Source code of charts
^^^^^^^^
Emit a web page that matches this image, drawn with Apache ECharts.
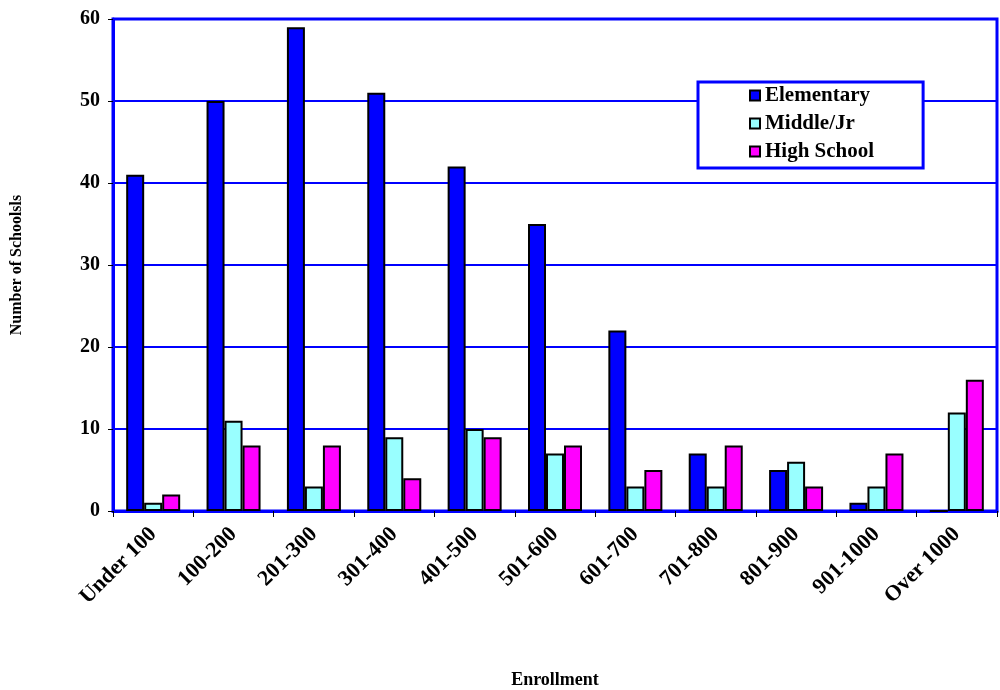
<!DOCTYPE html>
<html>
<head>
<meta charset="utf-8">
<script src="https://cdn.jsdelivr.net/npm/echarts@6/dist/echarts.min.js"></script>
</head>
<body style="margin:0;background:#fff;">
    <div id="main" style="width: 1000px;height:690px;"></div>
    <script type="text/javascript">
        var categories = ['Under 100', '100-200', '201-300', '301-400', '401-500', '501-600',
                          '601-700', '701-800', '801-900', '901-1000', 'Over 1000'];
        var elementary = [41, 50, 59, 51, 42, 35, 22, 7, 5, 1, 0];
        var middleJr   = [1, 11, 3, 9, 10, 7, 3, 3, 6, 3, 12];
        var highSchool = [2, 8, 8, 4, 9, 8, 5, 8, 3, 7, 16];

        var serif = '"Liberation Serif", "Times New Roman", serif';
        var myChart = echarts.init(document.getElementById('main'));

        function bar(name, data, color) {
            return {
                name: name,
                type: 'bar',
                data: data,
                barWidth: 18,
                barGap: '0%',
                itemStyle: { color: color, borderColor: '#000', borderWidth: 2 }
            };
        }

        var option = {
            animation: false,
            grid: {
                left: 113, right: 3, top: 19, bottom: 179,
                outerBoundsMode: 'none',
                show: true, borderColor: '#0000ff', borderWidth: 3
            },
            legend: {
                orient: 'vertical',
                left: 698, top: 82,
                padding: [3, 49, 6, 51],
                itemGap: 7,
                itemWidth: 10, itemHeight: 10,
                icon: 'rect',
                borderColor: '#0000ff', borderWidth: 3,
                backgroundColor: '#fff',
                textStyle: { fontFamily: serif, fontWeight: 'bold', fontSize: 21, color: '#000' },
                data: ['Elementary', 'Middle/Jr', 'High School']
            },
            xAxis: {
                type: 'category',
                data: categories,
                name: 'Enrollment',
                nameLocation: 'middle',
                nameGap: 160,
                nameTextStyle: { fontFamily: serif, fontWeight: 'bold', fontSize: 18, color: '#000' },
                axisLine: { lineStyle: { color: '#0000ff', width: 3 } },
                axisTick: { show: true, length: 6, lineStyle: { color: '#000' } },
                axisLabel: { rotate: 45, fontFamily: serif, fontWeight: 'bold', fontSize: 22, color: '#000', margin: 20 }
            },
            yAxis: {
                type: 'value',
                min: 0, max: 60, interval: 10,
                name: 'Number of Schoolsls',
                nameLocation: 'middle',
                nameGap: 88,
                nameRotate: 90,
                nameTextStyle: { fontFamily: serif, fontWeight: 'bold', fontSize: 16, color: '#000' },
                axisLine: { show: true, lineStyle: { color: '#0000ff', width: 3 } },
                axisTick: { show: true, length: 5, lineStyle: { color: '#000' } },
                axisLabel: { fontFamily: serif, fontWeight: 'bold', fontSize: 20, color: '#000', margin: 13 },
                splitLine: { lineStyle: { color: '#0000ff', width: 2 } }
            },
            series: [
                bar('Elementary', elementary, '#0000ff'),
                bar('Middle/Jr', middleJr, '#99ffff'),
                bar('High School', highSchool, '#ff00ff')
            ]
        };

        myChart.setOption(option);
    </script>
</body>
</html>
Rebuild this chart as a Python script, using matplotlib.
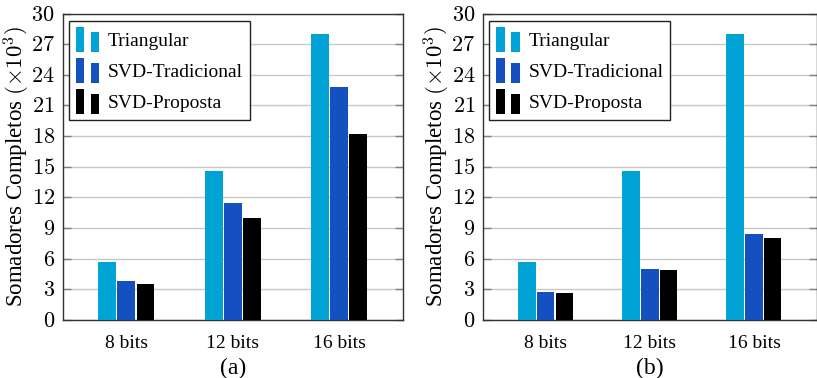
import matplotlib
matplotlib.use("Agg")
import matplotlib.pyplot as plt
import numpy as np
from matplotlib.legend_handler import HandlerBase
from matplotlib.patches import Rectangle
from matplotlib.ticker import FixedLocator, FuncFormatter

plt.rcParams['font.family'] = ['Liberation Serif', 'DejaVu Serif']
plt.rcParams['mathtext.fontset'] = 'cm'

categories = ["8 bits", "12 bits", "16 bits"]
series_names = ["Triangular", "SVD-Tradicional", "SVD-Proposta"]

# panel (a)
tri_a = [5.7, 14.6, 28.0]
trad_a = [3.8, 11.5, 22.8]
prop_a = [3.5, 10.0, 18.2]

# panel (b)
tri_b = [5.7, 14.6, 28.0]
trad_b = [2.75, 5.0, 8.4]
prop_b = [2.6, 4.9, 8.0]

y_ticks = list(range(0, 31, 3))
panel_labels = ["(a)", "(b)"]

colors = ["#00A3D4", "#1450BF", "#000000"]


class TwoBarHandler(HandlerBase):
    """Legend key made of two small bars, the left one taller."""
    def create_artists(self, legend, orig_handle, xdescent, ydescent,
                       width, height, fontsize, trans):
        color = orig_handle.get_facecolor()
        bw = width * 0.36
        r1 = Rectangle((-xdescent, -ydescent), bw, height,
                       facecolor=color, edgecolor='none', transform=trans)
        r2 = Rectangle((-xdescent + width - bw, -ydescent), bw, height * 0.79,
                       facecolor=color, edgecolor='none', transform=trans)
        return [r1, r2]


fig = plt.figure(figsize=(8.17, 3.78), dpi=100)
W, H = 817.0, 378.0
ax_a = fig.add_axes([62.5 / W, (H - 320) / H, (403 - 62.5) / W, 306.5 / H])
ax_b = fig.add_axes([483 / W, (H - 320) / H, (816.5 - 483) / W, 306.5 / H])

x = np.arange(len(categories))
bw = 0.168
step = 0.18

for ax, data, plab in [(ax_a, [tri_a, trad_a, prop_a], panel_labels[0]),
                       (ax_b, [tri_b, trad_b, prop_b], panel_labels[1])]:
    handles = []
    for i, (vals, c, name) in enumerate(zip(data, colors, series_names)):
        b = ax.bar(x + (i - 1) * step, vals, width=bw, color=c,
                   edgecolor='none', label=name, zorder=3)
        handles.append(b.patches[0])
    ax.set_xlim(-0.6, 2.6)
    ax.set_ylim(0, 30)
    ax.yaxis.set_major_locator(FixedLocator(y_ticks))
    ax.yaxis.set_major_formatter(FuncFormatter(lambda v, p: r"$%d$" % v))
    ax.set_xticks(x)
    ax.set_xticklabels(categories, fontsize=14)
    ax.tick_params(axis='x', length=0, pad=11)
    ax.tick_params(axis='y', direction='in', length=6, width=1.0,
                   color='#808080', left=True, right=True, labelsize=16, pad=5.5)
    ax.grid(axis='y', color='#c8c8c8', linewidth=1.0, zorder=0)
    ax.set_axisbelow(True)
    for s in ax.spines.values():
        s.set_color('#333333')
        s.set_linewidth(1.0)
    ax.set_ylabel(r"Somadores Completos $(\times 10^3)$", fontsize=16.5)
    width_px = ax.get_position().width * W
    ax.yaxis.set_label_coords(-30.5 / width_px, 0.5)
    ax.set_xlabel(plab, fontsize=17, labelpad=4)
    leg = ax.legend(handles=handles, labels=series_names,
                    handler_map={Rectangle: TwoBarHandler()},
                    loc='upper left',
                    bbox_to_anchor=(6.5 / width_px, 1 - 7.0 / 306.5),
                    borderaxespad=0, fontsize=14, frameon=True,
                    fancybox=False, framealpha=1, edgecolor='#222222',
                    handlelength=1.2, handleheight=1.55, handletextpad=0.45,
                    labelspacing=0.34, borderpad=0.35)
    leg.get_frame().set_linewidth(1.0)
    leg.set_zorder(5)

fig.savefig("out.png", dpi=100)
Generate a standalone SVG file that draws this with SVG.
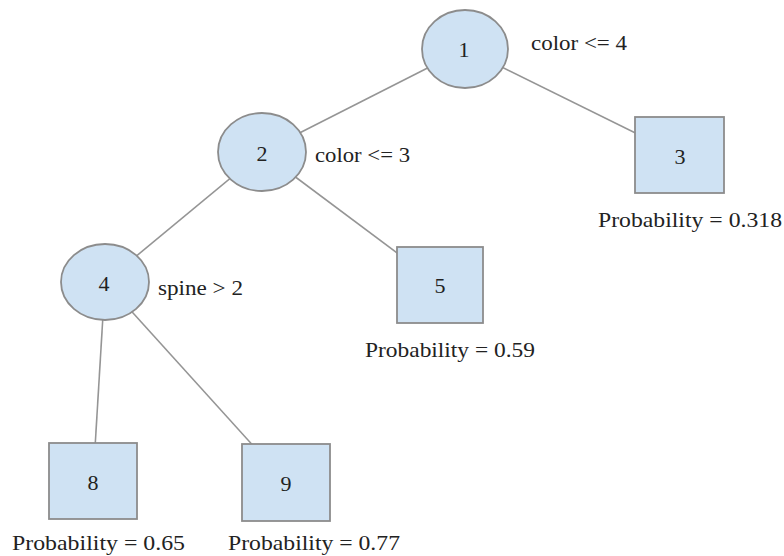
^^^^^^^^
▸ Stated exercise
Filter the listing above for the string "matplotlib" and copy every matching line.

▸ Reply
Rebuild this chart as a Python script, using matplotlib.
import matplotlib
matplotlib.use("Agg")
import matplotlib.pyplot as plt
from matplotlib.legend_handler import HandlerBase
from matplotlib.patches import Rectangle
from matplotlib.ticker import FixedLocator, FuncFormatter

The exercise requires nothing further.